Given exercise:
Take every line from the first down to the line with "0.0095, 0.0124, 0.0193];" and set it down exactly, without the pictures.
Start of Supplied information
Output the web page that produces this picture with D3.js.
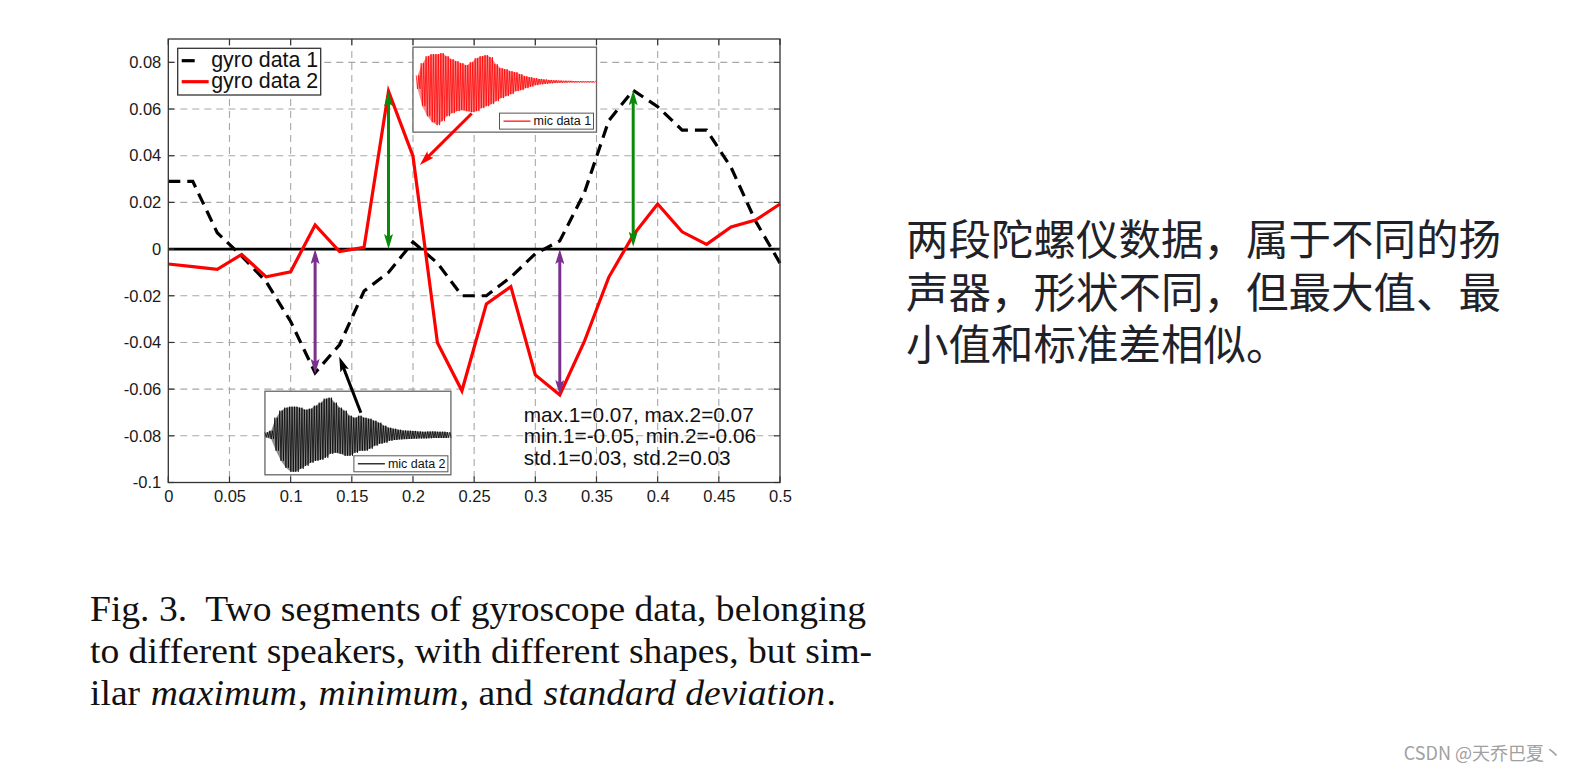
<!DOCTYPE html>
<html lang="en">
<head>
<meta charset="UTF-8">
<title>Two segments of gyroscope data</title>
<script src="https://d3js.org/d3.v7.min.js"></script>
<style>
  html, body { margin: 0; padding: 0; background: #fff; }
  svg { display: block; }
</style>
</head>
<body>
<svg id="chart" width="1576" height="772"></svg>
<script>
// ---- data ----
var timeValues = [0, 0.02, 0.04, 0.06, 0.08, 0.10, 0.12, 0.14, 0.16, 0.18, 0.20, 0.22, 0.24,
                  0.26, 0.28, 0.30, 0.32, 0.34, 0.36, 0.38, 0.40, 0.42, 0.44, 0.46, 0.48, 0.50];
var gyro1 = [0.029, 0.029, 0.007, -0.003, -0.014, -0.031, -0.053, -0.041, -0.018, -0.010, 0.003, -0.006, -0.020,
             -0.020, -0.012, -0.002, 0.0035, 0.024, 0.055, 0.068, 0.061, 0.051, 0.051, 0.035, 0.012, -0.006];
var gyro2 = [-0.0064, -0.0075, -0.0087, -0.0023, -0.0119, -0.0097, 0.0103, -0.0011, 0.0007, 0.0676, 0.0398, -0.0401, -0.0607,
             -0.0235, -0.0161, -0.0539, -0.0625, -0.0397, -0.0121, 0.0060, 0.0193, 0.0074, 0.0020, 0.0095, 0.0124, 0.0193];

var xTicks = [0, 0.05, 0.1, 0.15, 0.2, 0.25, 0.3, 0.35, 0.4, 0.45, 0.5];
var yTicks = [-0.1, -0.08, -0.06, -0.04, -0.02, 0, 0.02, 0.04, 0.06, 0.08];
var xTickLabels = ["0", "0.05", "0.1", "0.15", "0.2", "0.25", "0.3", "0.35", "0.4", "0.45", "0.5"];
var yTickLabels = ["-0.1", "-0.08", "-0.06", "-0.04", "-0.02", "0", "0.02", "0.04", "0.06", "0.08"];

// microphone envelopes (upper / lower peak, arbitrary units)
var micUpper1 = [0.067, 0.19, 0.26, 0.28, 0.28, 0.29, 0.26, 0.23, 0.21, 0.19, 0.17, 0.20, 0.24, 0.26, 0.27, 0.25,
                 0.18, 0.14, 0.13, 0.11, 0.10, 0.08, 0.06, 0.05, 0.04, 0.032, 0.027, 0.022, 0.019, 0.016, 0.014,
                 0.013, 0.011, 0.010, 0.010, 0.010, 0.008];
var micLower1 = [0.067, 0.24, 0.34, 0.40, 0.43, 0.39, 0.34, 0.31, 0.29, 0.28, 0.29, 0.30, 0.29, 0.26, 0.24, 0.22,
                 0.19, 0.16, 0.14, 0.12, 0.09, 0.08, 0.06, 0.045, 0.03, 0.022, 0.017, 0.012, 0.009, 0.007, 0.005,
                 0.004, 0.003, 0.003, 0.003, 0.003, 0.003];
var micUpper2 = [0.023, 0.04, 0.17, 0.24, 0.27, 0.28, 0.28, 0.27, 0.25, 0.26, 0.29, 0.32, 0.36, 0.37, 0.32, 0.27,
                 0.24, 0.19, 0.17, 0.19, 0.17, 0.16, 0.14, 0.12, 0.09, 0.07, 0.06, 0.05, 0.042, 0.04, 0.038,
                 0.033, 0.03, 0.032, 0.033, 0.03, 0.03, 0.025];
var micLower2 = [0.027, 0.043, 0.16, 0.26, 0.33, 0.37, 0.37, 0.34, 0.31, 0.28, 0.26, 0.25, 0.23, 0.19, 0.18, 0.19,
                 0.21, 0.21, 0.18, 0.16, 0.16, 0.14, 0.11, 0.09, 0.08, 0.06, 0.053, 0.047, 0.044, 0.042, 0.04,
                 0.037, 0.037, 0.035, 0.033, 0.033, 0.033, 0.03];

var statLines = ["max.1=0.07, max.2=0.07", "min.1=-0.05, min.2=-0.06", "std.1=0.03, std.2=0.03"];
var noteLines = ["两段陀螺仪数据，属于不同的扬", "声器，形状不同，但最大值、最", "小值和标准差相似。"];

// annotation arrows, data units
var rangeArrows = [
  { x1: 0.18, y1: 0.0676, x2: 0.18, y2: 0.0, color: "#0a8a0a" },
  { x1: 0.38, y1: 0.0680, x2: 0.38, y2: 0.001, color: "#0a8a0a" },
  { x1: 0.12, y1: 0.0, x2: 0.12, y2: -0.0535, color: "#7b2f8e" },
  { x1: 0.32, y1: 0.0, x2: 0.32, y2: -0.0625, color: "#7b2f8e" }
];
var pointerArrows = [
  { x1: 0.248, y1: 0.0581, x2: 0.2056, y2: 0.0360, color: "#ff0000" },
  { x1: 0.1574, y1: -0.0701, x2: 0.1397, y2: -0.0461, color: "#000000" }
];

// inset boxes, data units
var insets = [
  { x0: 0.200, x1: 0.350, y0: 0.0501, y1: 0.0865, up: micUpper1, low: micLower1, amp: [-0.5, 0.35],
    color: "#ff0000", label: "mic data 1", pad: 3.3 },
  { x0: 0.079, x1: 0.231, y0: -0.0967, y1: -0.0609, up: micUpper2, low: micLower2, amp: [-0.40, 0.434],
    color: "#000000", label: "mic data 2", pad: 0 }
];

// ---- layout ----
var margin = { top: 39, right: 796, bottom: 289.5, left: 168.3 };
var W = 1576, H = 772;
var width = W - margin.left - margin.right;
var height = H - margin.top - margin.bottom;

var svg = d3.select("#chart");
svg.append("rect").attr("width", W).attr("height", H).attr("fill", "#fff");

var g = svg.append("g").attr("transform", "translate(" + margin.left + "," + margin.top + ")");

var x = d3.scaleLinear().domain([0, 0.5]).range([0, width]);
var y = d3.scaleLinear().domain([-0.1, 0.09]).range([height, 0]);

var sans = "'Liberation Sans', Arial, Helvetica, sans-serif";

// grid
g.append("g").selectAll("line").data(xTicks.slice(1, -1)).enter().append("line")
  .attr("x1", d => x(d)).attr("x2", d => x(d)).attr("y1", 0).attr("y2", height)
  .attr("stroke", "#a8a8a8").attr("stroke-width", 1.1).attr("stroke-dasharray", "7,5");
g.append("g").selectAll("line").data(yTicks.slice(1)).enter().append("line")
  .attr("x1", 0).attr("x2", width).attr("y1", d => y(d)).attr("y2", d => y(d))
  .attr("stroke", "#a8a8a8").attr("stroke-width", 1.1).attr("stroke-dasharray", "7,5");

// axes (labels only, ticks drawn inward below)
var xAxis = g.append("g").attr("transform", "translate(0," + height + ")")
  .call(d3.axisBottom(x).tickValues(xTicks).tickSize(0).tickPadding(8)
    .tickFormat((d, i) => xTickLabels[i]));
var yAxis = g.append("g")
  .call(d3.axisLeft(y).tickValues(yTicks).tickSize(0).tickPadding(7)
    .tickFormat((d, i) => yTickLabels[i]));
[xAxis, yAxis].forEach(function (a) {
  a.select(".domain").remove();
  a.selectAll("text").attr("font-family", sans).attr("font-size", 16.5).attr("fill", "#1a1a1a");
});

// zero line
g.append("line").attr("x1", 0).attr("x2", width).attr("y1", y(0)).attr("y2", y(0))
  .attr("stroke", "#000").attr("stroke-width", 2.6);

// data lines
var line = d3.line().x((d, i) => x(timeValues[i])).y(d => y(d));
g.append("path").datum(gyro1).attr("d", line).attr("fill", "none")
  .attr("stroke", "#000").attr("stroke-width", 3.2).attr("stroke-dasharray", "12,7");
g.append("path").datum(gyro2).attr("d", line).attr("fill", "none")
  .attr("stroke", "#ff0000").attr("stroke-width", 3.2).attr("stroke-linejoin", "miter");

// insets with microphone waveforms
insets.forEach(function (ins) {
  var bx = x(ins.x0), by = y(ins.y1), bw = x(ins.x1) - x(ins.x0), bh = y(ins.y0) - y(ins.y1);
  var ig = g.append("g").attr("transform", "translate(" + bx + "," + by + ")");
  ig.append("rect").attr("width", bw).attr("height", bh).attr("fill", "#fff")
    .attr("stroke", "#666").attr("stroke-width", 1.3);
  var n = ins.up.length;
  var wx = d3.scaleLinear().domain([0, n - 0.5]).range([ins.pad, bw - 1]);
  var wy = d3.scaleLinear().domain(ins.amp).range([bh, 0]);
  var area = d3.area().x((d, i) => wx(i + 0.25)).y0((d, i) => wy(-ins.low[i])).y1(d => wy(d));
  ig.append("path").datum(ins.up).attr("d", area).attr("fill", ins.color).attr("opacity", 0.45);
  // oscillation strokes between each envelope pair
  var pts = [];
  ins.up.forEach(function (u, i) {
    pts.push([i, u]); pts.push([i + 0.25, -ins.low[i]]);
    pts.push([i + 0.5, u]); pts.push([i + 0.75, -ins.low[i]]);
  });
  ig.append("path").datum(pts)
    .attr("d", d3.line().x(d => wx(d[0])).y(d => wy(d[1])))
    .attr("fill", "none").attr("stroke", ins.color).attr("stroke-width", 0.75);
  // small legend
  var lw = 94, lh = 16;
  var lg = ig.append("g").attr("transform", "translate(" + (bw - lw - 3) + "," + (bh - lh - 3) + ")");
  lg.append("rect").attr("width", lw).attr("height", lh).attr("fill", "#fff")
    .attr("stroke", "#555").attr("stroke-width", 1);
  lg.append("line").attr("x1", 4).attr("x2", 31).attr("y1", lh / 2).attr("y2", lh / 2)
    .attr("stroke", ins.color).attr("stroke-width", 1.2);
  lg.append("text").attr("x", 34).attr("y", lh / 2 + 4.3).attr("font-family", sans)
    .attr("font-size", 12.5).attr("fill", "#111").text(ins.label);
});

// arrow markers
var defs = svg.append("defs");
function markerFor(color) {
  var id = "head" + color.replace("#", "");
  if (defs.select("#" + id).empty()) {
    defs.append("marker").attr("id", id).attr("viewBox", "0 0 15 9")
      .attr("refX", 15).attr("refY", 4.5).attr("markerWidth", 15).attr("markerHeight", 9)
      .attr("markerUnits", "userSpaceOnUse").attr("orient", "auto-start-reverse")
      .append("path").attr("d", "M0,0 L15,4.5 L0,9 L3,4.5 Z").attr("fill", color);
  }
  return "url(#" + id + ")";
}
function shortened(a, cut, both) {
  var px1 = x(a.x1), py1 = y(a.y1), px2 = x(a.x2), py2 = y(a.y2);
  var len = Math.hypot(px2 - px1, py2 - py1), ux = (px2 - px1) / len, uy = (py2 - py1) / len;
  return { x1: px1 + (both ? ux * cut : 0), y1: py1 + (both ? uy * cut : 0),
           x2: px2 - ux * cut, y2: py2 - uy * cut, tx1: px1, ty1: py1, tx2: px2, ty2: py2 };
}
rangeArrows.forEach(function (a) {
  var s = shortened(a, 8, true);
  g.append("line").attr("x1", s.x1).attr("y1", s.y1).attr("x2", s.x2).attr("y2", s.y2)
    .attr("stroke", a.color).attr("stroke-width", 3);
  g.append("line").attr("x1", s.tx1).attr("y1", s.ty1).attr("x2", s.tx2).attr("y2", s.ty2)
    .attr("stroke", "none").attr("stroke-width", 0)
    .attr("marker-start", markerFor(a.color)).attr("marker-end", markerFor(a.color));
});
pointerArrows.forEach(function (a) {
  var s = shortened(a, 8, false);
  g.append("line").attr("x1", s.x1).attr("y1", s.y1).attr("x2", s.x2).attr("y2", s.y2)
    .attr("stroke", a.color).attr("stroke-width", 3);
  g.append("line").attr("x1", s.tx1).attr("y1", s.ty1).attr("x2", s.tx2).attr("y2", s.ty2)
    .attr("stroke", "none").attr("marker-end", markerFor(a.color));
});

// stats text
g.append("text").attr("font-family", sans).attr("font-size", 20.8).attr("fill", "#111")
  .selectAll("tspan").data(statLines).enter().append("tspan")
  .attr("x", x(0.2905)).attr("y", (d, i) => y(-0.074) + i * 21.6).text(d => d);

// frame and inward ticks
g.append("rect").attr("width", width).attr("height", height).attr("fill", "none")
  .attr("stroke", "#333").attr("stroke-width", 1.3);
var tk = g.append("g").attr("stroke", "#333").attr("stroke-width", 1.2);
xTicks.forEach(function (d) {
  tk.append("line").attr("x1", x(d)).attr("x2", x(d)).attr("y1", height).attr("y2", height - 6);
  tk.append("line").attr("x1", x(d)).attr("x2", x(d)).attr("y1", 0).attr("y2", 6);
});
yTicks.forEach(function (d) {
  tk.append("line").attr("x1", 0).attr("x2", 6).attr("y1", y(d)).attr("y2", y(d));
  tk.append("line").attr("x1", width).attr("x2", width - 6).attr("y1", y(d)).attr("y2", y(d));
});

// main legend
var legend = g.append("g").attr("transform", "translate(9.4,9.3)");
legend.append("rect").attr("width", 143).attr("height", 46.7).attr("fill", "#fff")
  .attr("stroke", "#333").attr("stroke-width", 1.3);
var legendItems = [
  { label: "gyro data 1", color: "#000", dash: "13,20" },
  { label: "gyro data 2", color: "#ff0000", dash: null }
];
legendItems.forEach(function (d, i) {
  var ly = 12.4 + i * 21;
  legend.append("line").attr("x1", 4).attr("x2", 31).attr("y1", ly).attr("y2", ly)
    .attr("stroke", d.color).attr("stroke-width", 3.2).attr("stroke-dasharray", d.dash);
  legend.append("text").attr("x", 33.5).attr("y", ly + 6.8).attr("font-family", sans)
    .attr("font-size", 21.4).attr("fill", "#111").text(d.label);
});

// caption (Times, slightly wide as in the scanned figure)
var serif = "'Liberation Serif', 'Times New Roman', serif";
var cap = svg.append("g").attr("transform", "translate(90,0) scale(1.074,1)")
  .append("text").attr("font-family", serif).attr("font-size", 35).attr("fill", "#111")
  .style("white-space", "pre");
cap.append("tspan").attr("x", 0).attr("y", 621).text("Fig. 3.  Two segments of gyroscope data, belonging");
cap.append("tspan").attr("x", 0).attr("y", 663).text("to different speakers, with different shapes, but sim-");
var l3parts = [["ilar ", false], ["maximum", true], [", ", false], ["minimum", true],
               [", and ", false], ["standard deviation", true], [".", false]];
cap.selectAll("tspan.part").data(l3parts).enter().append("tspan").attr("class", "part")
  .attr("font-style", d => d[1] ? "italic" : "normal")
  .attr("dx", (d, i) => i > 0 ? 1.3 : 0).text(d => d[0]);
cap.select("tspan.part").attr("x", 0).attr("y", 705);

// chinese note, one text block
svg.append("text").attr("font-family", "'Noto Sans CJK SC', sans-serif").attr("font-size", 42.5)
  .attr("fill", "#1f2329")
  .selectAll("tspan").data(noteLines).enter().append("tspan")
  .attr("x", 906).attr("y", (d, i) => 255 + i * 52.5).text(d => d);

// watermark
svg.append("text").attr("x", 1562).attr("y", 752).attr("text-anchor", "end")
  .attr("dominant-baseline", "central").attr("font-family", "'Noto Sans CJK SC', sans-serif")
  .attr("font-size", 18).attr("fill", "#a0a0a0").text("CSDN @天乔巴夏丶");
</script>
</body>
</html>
End of Supplied information
Exercise response:
Output the web page that produces this picture with D3.js.
<!DOCTYPE html>
<html lang="en">
<head>
<meta charset="UTF-8">
<title>Two segments of gyroscope data</title>
<script src="https://d3js.org/d3.v7.min.js"></script>
<style>
  html, body { margin: 0; padding: 0; background: #fff; }
  svg { display: block; }
</style>
</head>
<body>
<svg id="chart" width="1576" height="772"></svg>
<script>
// ---- data ----
var timeValues = [0, 0.02, 0.04, 0.06, 0.08, 0.10, 0.12, 0.14, 0.16, 0.18, 0.20, 0.22, 0.24,
                  0.26, 0.28, 0.30, 0.32, 0.34, 0.36, 0.38, 0.40, 0.42, 0.44, 0.46, 0.48, 0.50];
var gyro1 = [0.029, 0.029, 0.007, -0.003, -0.014, -0.031, -0.053, -0.041, -0.018, -0.010, 0.003, -0.006, -0.020,
             -0.020, -0.012, -0.002, 0.0035, 0.024, 0.055, 0.068, 0.061, 0.051, 0.051, 0.035, 0.012, -0.006];
var gyro2 = [-0.0064, -0.0075, -0.0087, -0.0023, -0.0119, -0.0097, 0.0103, -0.0011, 0.0007, 0.0676, 0.0398, -0.0401, -0.0607,
             -0.0235, -0.0161, -0.0539, -0.0625, -0.0397, -0.0121, 0.0060, 0.0193, 0.0074, 0.0020, 0.0095, 0.0124, 0.0193];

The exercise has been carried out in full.